Agile Heavy Breathing
I honestly think that a lot of this “agile speak” has gotten too big for its britches. I’m seeing an interesting trend where management consultants who won’t work with small organizations are talking about scalable Agile. These people aren’t developers, probably never were, and are getting inside the build box and making things, well, krufty.
So what do developers do? Parallel process of course!
A parallel process happens when you are faced with an impossible reporting process usually called “Agile” that delivers zero value to your development effort. It’s for management only, and they think it helps but it doesn’t. You play the game, report in it — erstwhile the team has its actual process going on. maybe on a local kanban board, or in free instance of pivotal tracker or a spreadsheet. its the idea that management (at times, not always) can be an impediment but a developer, without power, can do nothing to remove it.

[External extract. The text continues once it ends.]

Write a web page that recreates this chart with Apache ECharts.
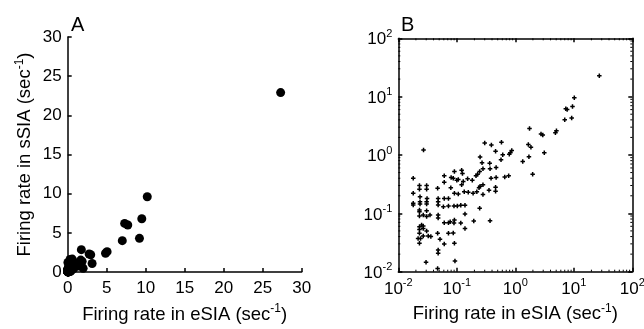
<!DOCTYPE html>
<html><head><meta charset="utf-8">
<script src="https://cdn.jsdelivr.net/npm/echarts@6/dist/echarts.min.js"></script>
<style>html,body{margin:0;padding:0;background:#fff}#c{width:644px;height:329px}</style>
</head><body><div id="c"></div>
<script>
// Firing rate in eSIA (x) and in sSIA (y), same neurons in both panels
const eSIA = [27.3,10.2,7.3,7.7,9.5,7.0,9.2,1.75,2.75,2.95,4.85,5.05,1.67,1.85,3.13,1.71,1.34,0.87,0.82,0.79,
  0.58,0.39,0.30,0.46,0.61,0.57,0.47,0.37,0.25,0.27,1.98,0.365,0.28,0.246,0.227,0.213,0.385,0.47,0.66,0.77,
  0.25,0.24,0.28,0.355,0.46,0.46,0.28,0.22,0.246,0.37,0.195,0.027,0.018,0.061,0.091,0.121,0.080,0.087,0.10,0.106,
  0.129,0.121,0.153,0.184,0.061,0.047,0.079,0.023,0.023,0.0305,0.0305,0.018,0.0235,0.031,0.048,0.061,0.072,0.091,0.106,0.134,
  0.157,0.19,0.018,0.018,0.0235,0.0235,0.0305,0.0305,0.048,0.048,0.059,0.072,0.0895,0.102,0.117,0.138,0.023,0.023,0.0305,0.023,
  0.0267,0.0305,0.0348,0.048,0.048,0.061,0.072,0.077,0.091,0.0895,0.117,0.138,0.023,0.025,0.0267,0.023,0.0267,0.0305,0.023,0.0267,
  0.0218,0.024,0.0325,0.023,0.036,0.047,0.0516,0.061,0.072,0.087,0.091,0.048,0.048,0.0298,0.093,0.047,0.138,0.125];
const sSIA = [22.9,9.6,6.2,6.0,6.8,4.0,4.3,2.85,2.3,2.2,2.4,2.6,1.52,1.36,1.09,0.93,0.77,1.19,1.09,1.03,
  1.65,1.48,1.61,1.16,1.01,0.83,0.61,0.58,0.92,0.74,0.47,0.72,0.58,0.52,0.47,0.44,0.40,0.41,0.42,0.44,
  0.29,0.275,0.31,0.25,0.28,0.24,0.21,0.235,0.122,0.075,0.074,1.22,0.40,0.44,0.52,0.55,0.41,0.40,0.37,0.38,
  0.35,0.31,0.39,0.37,0.34,0.27,0.275,0.30,0.26,0.30,0.26,0.22,0.193,0.18,0.18,0.18,0.18,0.22,0.215,0.235,
  0.23,0.22,0.149,0.139,0.158,0.145,0.158,0.145,0.158,0.139,0.13,0.134,0.134,0.134,0.137,0.137,0.114,0.107,0.111,0.090,
  0.094,0.088,0.094,0.094,0.083,0.069,0.069,0.072,0.077,0.068,0.068,0.055,0.059,0.063,0.061,0.053,0.055,0.050,0.0455,0.041,
  0.037,0.037,0.041,0.0307,0.040,0.0455,0.0359,0.0299,0.0455,0.046,0.0307,0.0236,0.0207,0.0145,0.0152,0.0114,0.097,0.48];

const panelTitles = ['A', 'B'];
const xTitle = 'Firing rate in eSIA (sec';
const yTitle = 'Firing rate in sSIA (sec';
const linTicks = {min: 0, max: 30, interval: 5};
const logRange = {min: 0.01, max: 100};

const FONT = "'Liberation Sans', Arial, sans-serif";
const pts = eSIA.map((x, i) => [x, sSIA[i]]);
const minorVals = [];
for (let e = -2; e < 2; e++) for (let k = 2; k <= 9; k++) minorVals.push(+(k * Math.pow(10, e)).toPrecision(3));

const rich = {
  b: {fontSize: 17, fontFamily: FONT, color: '#000', lineHeight: 20, verticalAlign: 'bottom'},
  s: {fontSize: 11, fontFamily: FONT, color: '#000', lineHeight: 12, verticalAlign: 'top'}
};
const richName = {
  b: {fontSize: 18.5, fontFamily: FONT, color: '#000', lineHeight: 21, verticalAlign: 'bottom'},
  s: {fontSize: 12, fontFamily: FONT, color: '#000', lineHeight: 12, verticalAlign: 'top'}
};
const lineStyle = {color: '#000', width: 1.5};
const nameOf = t => '{b|' + t + '}{s|-1}{b|)}';
const logLabel = v => '{b|10}{s|' + Math.round(Math.log10(v)) + '}';

const chart = echarts.init(document.getElementById('c'), null, {renderer: 'canvas'});
chart.setOption({
  backgroundColor: '#fff',
  animation: false,
  title: [
    {text: panelTitles[0], left: 66, top: 10, textStyle: {fontSize: 20, fontWeight: 'normal', fontFamily: FONT, color: '#000'}},
    {text: panelTitles[1], left: 396, top: 10, textStyle: {fontSize: 20, fontWeight: 'normal', fontFamily: FONT, color: '#000'}}
  ],
  grid: [
    {left: 67.7, top: 37, width: 234, height: 235, outerBoundsMode: 'none'},
    {left: 398.3, top: 38.3, width: 234, height: 233.4, outerBoundsMode: 'none'}
  ],
  xAxis: [
    {type: 'value', gridIndex: 0, min: linTicks.min, max: linTicks.max, interval: linTicks.interval,
     axisLine: {show: true, lineStyle}, axisTick: {show: true, inside: true, length: 4, lineStyle},
     axisLabel: {color: '#000', fontSize: 17, fontFamily: FONT, margin: 8}, splitLine: {show: false},
     name: nameOf(xTitle), nameLocation: 'middle', nameGap: 31, nameTextStyle: {rich: richName}},
    {type: 'log', logBase: 10, gridIndex: 1, min: logRange.min, max: logRange.max,
     axisLine: {show: true, lineStyle}, axisTick: {show: true, inside: true, length: 4, lineStyle},
     axisLabel: {formatter: logLabel, rich, margin: 6}, splitLine: {show: false},
     name: nameOf(xTitle), nameLocation: 'middle', nameGap: 31, nameTextStyle: {rich: richName}},
    {type: 'log', logBase: 10, gridIndex: 1, position: 'top', min: logRange.min, max: logRange.max,
     axisLine: {show: true, lineStyle}, axisTick: {show: true, inside: true, length: 4, lineStyle},
     axisLabel: {show: false}, splitLine: {show: false}}
  ],
  yAxis: [
    {type: 'value', gridIndex: 0, min: linTicks.min, max: linTicks.max, interval: linTicks.interval,
     axisLine: {show: true, lineStyle}, axisTick: {show: true, inside: true, length: 4, lineStyle},
     axisLabel: {color: '#000', fontSize: 17, fontFamily: FONT, margin: 6}, splitLine: {show: false},
     name: nameOf(yTitle), nameLocation: 'middle', nameGap: 33, nameTextStyle: {rich: richName}},
    {type: 'log', logBase: 10, gridIndex: 1, min: logRange.min, max: logRange.max,
     axisLine: {show: true, lineStyle}, axisTick: {show: true, inside: true, length: 4, lineStyle},
     axisLabel: {formatter: logLabel, rich, margin: 6}, splitLine: {show: false}},
    {type: 'log', logBase: 10, gridIndex: 1, position: 'right', min: logRange.min, max: logRange.max,
     axisLine: {show: true, lineStyle}, axisTick: {show: true, inside: true, length: 4, lineStyle},
     axisLabel: {show: false}, splitLine: {show: false}}
  ],
  series: [
    {type: 'scatter', xAxisIndex: 0, yAxisIndex: 0, data: pts, symbol: 'circle', symbolSize: 9,
     itemStyle: {color: '#000', opacity: 1}, silent: true},
    {type: 'scatter', xAxisIndex: 1, yAxisIndex: 1, data: pts,
     symbol: 'path://M1,0H2V1H3V2H2V3H1V2H0V1H1Z', symbolSize: 4.5, itemStyle: {color: '#000', opacity: 1}, silent: true},
    {type: 'custom', xAxisIndex: 1, yAxisIndex: 1, silent: true, clip: false, z: 5,
     data: minorVals.map(v => [v, v]),
     renderItem: (params, api) => {
       const v = api.value(0);
       const bl = api.coord([logRange.min, logRange.min]);
       const tr = api.coord([logRange.max, logRange.max]);
       const px = api.coord([v, logRange.min])[0];
       const py = api.coord([logRange.min, v])[1];
       const L = 2, style = {stroke: '#000', lineWidth: 1};
       return {type: 'group', children: [
         {type: 'line', shape: {x1: px, y1: bl[1], x2: px, y2: bl[1] - L}, style},
         {type: 'line', shape: {x1: px, y1: tr[1], x2: px, y2: tr[1] + L}, style},
         {type: 'line', shape: {x1: bl[0], y1: py, x2: bl[0] + L, y2: py}, style},
         {type: 'line', shape: {x1: tr[0], y1: py, x2: tr[0] - L, y2: py}, style}
       ]};
     }}
  ]
});
</script>
</body></html>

I was pondering this today during a release. At the end of our successful release on four new sites (and a scary incident with an old CMS that likes to freak out) everyone started hanging up and people I DID NOT KNOW where on the phone had their names checked off by the automated phone meeting voice. We were being monitored by non-task people for status. Status. Such a strange notion, status.
It threw me back to this weird and uncool gig I had a few years back. We had scattered teams and were doing scrums with call-in numbers. Sometimes, we would hear weird heavy breathing and would say “Hello” and no one would answer! Later we found out the director and the PM’s would call in to monitor our scrums on our phone line, but we weren’t supposed to know.
Does ANYONE think that’s cool? Really? Well then you have a problem. Most of us developers spend a lot of time building trust, accountability and transparency. These aren’t qualities you take an online company CYA test for (i.e. compliance tests, data safety training etc.); they are internal things. To be treated like that is just disrespectful, if not humorous. It definitely doesn’t garner trust with management. And it has a severe impact on teams. When we gathered this info our reporting changed massively. Our scrums became — status — our reporting in Rally became — status. And we made another process for ourselves on the side.